REQUIREMENT: Output the first line of the listing and each line after it, up to and including the line that contains "right=0.992, top=0.986, bottom=0.173)", exactly as written, minus the pictures.

□ □ □ □ □

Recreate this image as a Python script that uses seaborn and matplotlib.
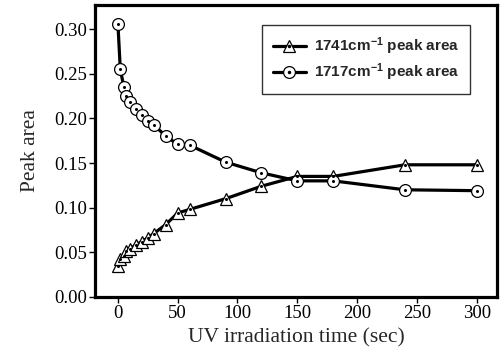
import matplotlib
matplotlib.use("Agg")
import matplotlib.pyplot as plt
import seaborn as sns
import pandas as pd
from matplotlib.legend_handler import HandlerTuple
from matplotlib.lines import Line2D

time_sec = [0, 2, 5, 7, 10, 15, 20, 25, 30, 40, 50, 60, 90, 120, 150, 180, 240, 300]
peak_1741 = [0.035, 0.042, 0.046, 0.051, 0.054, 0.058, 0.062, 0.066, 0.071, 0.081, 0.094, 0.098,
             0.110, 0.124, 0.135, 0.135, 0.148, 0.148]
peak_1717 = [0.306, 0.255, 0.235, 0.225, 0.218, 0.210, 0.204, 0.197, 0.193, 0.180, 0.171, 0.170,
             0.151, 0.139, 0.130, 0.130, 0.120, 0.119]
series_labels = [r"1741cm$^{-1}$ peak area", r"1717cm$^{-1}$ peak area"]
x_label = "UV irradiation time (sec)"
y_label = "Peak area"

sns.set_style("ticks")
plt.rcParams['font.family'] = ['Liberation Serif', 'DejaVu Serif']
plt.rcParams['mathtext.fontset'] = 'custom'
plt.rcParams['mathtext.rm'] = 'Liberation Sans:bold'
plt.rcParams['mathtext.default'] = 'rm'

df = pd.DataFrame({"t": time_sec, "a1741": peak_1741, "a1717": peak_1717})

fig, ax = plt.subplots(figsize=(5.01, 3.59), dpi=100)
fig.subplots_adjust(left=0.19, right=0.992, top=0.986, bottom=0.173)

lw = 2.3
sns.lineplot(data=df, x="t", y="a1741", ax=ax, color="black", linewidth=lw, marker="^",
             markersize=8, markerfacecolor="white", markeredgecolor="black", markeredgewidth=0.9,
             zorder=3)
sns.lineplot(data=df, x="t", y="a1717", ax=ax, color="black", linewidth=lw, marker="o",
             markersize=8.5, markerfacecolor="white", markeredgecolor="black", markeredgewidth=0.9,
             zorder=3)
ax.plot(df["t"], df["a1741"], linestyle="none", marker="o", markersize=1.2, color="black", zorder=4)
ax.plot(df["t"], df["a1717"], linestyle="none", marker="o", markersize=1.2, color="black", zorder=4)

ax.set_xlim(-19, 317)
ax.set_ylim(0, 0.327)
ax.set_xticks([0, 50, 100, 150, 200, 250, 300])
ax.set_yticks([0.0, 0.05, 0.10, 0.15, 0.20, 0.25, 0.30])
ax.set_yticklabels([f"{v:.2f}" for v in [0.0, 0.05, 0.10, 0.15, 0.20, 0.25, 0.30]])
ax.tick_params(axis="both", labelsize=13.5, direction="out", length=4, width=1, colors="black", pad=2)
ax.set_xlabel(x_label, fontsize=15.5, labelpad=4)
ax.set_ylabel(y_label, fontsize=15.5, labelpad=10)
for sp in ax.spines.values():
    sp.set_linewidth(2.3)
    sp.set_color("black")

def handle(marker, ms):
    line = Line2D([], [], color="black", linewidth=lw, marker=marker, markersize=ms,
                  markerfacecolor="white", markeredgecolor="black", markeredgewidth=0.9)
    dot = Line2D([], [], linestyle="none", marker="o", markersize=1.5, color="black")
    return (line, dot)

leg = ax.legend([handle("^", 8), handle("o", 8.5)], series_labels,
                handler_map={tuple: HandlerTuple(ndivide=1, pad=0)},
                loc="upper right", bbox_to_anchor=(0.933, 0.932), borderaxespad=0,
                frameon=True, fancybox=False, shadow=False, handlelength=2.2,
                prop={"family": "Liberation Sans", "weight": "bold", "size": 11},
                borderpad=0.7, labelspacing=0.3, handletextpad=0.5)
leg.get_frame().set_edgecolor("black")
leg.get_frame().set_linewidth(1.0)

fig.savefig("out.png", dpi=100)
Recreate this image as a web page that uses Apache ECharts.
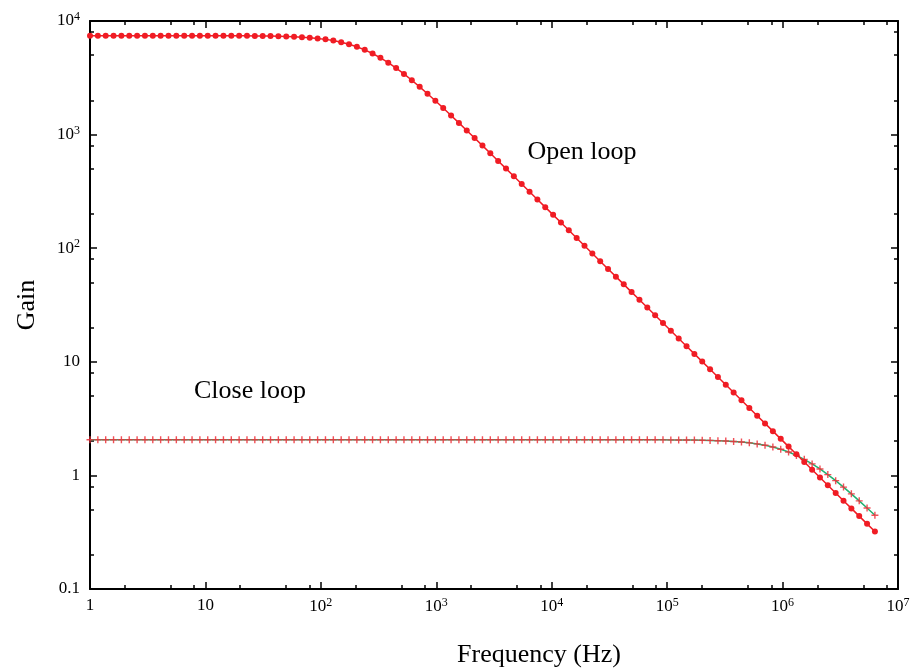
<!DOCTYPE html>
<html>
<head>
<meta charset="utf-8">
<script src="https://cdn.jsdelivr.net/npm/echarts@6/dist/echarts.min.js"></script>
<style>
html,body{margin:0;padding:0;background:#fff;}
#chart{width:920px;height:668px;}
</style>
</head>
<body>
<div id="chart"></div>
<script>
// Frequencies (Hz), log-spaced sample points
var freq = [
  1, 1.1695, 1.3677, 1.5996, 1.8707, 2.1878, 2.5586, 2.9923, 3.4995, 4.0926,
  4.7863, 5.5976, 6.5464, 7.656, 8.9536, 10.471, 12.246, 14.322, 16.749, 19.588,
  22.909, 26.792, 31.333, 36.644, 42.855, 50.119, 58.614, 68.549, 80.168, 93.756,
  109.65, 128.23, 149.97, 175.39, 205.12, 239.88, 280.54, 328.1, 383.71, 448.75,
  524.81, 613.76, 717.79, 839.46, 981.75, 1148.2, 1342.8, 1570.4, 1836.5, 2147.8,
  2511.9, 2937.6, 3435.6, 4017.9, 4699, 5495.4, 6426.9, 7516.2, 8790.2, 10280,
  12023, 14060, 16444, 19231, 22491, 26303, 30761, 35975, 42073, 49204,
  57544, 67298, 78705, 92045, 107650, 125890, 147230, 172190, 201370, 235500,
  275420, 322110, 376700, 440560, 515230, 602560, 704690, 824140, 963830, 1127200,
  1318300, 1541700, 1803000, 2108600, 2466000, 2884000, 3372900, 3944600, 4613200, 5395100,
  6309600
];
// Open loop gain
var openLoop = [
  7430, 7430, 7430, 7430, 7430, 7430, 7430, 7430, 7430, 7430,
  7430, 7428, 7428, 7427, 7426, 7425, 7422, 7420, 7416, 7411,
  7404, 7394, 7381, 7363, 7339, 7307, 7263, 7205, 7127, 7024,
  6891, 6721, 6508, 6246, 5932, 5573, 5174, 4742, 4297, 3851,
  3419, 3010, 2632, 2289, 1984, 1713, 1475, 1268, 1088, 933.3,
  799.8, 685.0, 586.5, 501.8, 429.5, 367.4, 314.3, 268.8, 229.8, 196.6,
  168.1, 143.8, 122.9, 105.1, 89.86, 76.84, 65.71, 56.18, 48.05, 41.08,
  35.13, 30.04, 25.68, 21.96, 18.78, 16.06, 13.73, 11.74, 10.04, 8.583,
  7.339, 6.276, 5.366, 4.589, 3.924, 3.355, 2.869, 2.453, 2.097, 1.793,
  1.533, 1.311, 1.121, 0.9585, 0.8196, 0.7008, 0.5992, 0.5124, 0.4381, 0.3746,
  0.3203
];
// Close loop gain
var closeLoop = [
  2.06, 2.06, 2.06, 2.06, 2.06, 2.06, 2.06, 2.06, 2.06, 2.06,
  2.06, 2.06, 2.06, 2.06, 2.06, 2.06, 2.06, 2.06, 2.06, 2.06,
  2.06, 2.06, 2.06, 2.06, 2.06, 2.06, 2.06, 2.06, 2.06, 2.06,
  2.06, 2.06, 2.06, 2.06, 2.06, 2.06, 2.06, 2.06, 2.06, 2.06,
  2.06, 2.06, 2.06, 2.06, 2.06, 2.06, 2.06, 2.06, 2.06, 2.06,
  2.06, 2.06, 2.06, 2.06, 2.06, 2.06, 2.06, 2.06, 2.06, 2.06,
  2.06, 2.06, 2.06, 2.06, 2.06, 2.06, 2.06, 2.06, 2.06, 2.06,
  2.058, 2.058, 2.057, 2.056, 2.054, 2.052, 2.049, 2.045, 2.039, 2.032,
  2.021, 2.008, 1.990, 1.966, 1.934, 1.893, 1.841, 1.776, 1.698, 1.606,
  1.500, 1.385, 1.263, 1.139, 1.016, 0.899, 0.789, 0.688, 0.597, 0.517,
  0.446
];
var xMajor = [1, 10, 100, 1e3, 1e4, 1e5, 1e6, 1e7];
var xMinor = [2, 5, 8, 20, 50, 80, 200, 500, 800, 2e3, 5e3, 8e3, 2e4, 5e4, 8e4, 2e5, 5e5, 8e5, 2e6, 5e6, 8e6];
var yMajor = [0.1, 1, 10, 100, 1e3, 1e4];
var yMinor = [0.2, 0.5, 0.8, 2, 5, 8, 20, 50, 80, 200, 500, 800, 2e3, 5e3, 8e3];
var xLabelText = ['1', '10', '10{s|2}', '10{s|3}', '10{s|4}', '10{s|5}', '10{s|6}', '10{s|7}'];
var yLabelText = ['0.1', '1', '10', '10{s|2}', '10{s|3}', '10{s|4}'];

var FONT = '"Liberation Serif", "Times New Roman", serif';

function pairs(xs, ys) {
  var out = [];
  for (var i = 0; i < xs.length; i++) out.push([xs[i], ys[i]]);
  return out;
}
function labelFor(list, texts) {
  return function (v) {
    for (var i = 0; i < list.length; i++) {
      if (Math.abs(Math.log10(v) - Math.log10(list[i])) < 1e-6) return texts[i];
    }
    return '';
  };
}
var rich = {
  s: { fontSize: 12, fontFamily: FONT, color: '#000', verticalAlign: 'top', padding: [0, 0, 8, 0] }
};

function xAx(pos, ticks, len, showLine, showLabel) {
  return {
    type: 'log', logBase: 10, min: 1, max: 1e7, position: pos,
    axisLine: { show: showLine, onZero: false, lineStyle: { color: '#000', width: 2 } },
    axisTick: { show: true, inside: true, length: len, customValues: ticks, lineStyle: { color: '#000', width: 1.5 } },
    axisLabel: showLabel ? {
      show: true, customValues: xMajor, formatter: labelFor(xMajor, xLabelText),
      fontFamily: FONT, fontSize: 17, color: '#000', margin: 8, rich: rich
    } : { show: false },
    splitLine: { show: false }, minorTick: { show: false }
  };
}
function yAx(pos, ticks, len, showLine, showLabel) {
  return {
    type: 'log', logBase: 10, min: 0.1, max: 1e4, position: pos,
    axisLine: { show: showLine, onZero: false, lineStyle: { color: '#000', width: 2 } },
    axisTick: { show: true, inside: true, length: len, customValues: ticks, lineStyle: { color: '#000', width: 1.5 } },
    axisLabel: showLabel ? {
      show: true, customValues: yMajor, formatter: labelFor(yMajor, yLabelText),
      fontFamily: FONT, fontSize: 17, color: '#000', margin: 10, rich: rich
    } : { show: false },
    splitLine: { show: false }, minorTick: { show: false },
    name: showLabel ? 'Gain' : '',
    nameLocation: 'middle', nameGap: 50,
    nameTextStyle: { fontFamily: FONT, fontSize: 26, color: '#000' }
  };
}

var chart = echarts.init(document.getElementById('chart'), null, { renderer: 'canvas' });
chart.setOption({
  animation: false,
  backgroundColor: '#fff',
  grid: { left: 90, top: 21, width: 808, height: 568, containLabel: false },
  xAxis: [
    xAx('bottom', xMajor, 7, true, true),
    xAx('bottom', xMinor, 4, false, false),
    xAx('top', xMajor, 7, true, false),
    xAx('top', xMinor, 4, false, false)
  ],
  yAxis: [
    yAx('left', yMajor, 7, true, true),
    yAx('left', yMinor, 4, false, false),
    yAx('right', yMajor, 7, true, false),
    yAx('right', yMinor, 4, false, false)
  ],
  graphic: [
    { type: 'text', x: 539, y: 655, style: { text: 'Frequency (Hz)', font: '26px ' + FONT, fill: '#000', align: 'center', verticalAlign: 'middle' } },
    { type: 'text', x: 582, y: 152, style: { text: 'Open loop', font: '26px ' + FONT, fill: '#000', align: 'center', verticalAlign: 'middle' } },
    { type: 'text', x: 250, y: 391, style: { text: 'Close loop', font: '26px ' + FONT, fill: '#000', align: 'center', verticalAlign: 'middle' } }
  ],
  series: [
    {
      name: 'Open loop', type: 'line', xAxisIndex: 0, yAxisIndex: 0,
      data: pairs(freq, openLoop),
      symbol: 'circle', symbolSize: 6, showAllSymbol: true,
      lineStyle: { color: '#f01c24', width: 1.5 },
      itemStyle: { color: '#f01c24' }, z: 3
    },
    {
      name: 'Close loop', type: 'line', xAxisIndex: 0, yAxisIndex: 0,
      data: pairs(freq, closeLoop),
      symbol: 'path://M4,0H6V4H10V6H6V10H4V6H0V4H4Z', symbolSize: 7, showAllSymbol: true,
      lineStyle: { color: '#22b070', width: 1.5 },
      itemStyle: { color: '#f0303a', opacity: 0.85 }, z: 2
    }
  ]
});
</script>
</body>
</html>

□ □ □ □ □

FINAL RESULT:
Recreate this image as a Python script that uses seaborn and matplotlib.
import matplotlib
matplotlib.use("Agg")
import matplotlib.pyplot as plt
import seaborn as sns
import pandas as pd
from matplotlib.legend_handler import HandlerTuple
from matplotlib.lines import Line2D

time_sec = [0, 2, 5, 7, 10, 15, 20, 25, 30, 40, 50, 60, 90, 120, 150, 180, 240, 300]
peak_1741 = [0.035, 0.042, 0.046, 0.051, 0.054, 0.058, 0.062, 0.066, 0.071, 0.081, 0.094, 0.098,
             0.110, 0.124, 0.135, 0.135, 0.148, 0.148]
peak_1717 = [0.306, 0.255, 0.235, 0.225, 0.218, 0.210, 0.204, 0.197, 0.193, 0.180, 0.171, 0.170,
             0.151, 0.139, 0.130, 0.130, 0.120, 0.119]
series_labels = [r"1741cm$^{-1}$ peak area", r"1717cm$^{-1}$ peak area"]
x_label = "UV irradiation time (sec)"
y_label = "Peak area"

sns.set_style("ticks")
plt.rcParams['font.family'] = ['Liberation Serif', 'DejaVu Serif']
plt.rcParams['mathtext.fontset'] = 'custom'
plt.rcParams['mathtext.rm'] = 'Liberation Sans:bold'
plt.rcParams['mathtext.default'] = 'rm'

df = pd.DataFrame({"t": time_sec, "a1741": peak_1741, "a1717": peak_1717})

fig, ax = plt.subplots(figsize=(5.01, 3.59), dpi=100)
fig.subplots_adjust(left=0.19, right=0.992, top=0.986, bottom=0.173)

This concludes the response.